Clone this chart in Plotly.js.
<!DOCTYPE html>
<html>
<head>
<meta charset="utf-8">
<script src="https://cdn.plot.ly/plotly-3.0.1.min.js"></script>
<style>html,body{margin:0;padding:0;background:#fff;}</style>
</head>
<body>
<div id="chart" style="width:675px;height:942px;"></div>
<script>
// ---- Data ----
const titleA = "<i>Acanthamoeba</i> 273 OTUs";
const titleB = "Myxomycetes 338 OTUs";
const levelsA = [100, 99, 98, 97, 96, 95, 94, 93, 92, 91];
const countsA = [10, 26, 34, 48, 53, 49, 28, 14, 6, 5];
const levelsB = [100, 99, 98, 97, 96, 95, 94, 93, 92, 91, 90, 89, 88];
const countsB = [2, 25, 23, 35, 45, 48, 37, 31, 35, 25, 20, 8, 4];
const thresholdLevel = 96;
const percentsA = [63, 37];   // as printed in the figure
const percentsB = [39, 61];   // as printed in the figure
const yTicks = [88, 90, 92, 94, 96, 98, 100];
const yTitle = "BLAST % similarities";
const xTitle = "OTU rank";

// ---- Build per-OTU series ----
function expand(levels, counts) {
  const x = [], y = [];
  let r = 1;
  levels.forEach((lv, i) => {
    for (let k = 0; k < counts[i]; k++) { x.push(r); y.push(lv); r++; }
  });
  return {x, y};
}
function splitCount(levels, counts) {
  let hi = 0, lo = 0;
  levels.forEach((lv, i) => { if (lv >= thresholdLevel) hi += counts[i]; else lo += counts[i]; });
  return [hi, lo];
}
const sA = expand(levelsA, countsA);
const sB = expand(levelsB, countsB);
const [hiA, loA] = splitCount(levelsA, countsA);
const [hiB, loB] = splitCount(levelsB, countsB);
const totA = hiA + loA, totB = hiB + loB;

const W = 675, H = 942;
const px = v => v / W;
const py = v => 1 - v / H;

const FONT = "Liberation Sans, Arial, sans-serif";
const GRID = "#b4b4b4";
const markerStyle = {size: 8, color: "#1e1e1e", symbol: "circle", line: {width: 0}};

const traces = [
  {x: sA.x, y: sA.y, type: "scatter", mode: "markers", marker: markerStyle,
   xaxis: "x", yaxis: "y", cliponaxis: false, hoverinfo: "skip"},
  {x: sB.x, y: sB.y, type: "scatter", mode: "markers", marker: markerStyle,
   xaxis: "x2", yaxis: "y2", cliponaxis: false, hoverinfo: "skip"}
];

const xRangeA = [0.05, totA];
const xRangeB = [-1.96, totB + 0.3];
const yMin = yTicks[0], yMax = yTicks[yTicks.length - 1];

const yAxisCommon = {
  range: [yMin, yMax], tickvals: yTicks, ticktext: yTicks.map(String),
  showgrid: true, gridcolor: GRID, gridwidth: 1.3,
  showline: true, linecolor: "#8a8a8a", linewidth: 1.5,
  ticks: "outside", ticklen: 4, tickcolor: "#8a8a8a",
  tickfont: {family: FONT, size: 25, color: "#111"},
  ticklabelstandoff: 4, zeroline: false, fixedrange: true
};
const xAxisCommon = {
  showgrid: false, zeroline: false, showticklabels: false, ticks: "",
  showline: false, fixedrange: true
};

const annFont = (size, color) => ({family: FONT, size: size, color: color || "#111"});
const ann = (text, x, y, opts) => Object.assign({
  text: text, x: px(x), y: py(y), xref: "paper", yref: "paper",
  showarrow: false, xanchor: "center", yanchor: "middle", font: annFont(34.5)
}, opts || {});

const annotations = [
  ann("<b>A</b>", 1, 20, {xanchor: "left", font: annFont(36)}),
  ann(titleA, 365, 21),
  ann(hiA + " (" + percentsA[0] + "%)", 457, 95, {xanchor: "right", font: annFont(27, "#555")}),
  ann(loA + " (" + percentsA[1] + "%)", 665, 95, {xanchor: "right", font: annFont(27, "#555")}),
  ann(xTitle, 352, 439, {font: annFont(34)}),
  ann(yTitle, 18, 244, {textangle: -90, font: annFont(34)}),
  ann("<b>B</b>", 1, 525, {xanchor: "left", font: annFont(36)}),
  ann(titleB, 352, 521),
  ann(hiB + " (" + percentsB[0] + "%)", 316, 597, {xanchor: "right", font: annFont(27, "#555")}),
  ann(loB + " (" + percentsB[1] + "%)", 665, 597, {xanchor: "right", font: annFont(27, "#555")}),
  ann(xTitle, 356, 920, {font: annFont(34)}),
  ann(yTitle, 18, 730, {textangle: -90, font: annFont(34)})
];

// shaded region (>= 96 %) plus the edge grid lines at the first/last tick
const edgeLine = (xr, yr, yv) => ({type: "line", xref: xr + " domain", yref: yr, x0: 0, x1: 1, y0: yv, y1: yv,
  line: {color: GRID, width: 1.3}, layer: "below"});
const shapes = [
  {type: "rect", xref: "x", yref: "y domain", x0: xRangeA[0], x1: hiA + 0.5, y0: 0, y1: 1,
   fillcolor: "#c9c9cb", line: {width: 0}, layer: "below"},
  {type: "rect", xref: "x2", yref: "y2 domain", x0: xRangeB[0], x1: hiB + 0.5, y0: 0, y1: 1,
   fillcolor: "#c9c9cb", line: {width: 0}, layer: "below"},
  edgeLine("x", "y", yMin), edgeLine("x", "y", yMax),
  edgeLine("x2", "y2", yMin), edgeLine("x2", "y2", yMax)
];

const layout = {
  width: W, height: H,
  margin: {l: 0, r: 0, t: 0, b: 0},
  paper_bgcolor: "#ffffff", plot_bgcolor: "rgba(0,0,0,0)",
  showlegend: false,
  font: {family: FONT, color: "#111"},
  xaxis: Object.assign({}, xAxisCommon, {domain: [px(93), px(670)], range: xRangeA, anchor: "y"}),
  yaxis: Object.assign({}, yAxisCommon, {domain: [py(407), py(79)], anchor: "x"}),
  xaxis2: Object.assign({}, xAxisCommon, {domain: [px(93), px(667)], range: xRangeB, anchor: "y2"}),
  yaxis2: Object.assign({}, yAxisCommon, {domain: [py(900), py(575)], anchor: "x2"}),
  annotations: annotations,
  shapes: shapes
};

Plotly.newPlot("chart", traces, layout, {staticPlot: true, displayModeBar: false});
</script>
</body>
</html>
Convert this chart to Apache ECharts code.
====
• Set problem
Output all of the data again. Match it exactly.

• Solution for this task
Clone this chart in Plotly.js.
<!DOCTYPE html>
<html>
<head>
<meta charset="utf-8">
<script src="https://cdn.plot.ly/plotly-3.0.1.min.js"></script>
<style>html,body{margin:0;padding:0;background:#fff;}</style>
</head>
<body>
<div id="chart" style="width:675px;height:942px;"></div>
<script>
// ---- Data ----
const titleA = "<i>Acanthamoeba</i> 273 OTUs";
const titleB = "Myxomycetes 338 OTUs";
const levelsA = [100, 99, 98, 97, 96, 95, 94, 93, 92, 91];
const countsA = [10, 26, 34, 48, 53, 49, 28, 14, 6, 5];
const levelsB = [100, 99, 98, 97, 96, 95, 94, 93, 92, 91, 90, 89, 88];
const countsB = [2, 25, 23, 35, 45, 48, 37, 31, 35, 25, 20, 8, 4];
const thresholdLevel = 96;
const percentsA = [63, 37];   // as printed in the figure
const percentsB = [39, 61];   // as printed in the figure
const yTicks = [88, 90, 92, 94, 96, 98, 100];
const yTitle = "BLAST % similarities";
const xTitle = "OTU rank";

// ---- Build per-OTU series ----
function expand(levels, counts) {
  const x = [], y = [];
  let r = 1;
  levels.forEach((lv, i) => {
    for (let k = 0; k < counts[i]; k++) { x.push(r); y.push(lv); r++; }
  });
  return {x, y};
}
function splitCount(levels, counts) {
  let hi = 0, lo = 0;
  levels.forEach((lv, i) => { if (lv >= thresholdLevel) hi += counts[i]; else lo += counts[i]; });
  return [hi, lo];
}
const sA = expand(levelsA, countsA);
const sB = expand(levelsB, countsB);
const [hiA, loA] = splitCount(levelsA, countsA);
const [hiB, loB] = splitCount(levelsB, countsB);
const totA = hiA + loA, totB = hiB + loB;

const W = 675, H = 942;
const px = v => v / W;
const py = v => 1 - v / H;

const FONT = "Liberation Sans, Arial, sans-serif";
const GRID = "#b4b4b4";
const markerStyle = {size: 8, color: "#1e1e1e", symbol: "circle", line: {width: 0}};

const traces = [
  {x: sA.x, y: sA.y, type: "scatter", mode: "markers", marker: markerStyle,
   xaxis: "x", yaxis: "y", cliponaxis: false, hoverinfo: "skip"},
  {x: sB.x, y: sB.y, type: "scatter", mode: "markers", marker: markerStyle,
   xaxis: "x2", yaxis: "y2", cliponaxis: false, hoverinfo: "skip"}
];

const xRangeA = [0.05, totA];
const xRangeB = [-1.96, totB + 0.3];
const yMin = yTicks[0], yMax = yTicks[yTicks.length - 1];

const yAxisCommon = {
  range: [yMin, yMax], tickvals: yTicks, ticktext: yTicks.map(String),
  showgrid: true, gridcolor: GRID, gridwidth: 1.3,
  showline: true, linecolor: "#8a8a8a", linewidth: 1.5,
  ticks: "outside", ticklen: 4, tickcolor: "#8a8a8a",
  tickfont: {family: FONT, size: 25, color: "#111"},
  ticklabelstandoff: 4, zeroline: false, fixedrange: true
};
const xAxisCommon = {
  showgrid: false, zeroline: false, showticklabels: false, ticks: "",
  showline: false, fixedrange: true
};

const annFont = (size, color) => ({family: FONT, size: size, color: color || "#111"});
const ann = (text, x, y, opts) => Object.assign({
  text: text, x: px(x), y: py(y), xref: "paper", yref: "paper",
  showarrow: false, xanchor: "center", yanchor: "middle", font: annFont(34.5)
}, opts || {});

const annotations = [
  ann("<b>A</b>", 1, 20, {xanchor: "left", font: annFont(36)}),
  ann(titleA, 365, 21),
  ann(hiA + " (" + percentsA[0] + "%)", 457, 95, {xanchor: "right", font: annFont(27, "#555")}),
  ann(loA + " (" + percentsA[1] + "%)", 665, 95, {xanchor: "right", font: annFont(27, "#555")}),
  ann(xTitle, 352, 439, {font: annFont(34)}),
  ann(yTitle, 18, 244, {textangle: -90, font: annFont(34)}),
  ann("<b>B</b>", 1, 525, {xanchor: "left", font: annFont(36)}),
  ann(titleB, 352, 521),
  ann(hiB + " (" + percentsB[0] + "%)", 316, 597, {xanchor: "right", font: annFont(27, "#555")}),
  ann(loB + " (" + percentsB[1] + "%)", 665, 597, {xanchor: "right", font: annFont(27, "#555")}),
  ann(xTitle, 356, 920, {font: annFont(34)}),
  ann(yTitle, 18, 730, {textangle: -90, font: annFont(34)})
];

// shaded region (>= 96 %) plus the edge grid lines at the first/last tick
const edgeLine = (xr, yr, yv) => ({type: "line", xref: xr + " domain", yref: yr, x0: 0, x1: 1, y0: yv, y1: yv,
  line: {color: GRID, width: 1.3}, layer: "below"});
const shapes = [
  {type: "rect", xref: "x", yref: "y domain", x0: xRangeA[0], x1: hiA + 0.5, y0: 0, y1: 1,
   fillcolor: "#c9c9cb", line: {width: 0}, layer: "below"},
  {type: "rect", xref: "x2", yref: "y2 domain", x0: xRangeB[0], x1: hiB + 0.5, y0: 0, y1: 1,
   fillcolor: "#c9c9cb", line: {width: 0}, layer: "below"},
  edgeLine("x", "y", yMin), edgeLine("x", "y", yMax),
  edgeLine("x2", "y2", yMin), edgeLine("x2", "y2", yMax)
];

const layout = {
  width: W, height: H,
  margin: {l: 0, r: 0, t: 0, b: 0},
  paper_bgcolor: "#ffffff", plot_bgcolor: "rgba(0,0,0,0)",
  showlegend: false,
  font: {family: FONT, color: "#111"},
  xaxis: Object.assign({}, xAxisCommon, {domain: [px(93), px(670)], range: xRangeA, anchor: "y"}),
  yaxis: Object.assign({}, yAxisCommon, {domain: [py(407), py(79)], anchor: "x"}),
  xaxis2: Object.assign({}, xAxisCommon, {domain: [px(93), px(667)], range: xRangeB, anchor: "y2"}),
  yaxis2: Object.assign({}, yAxisCommon, {domain: [py(900), py(575)], anchor: "x2"}),
  annotations: annotations,
  shapes: shapes
};

Plotly.newPlot("chart", traces, layout, {staticPlot: true, displayModeBar: false});
</script>
</body>
</html>
Convert this chart to Apache ECharts code.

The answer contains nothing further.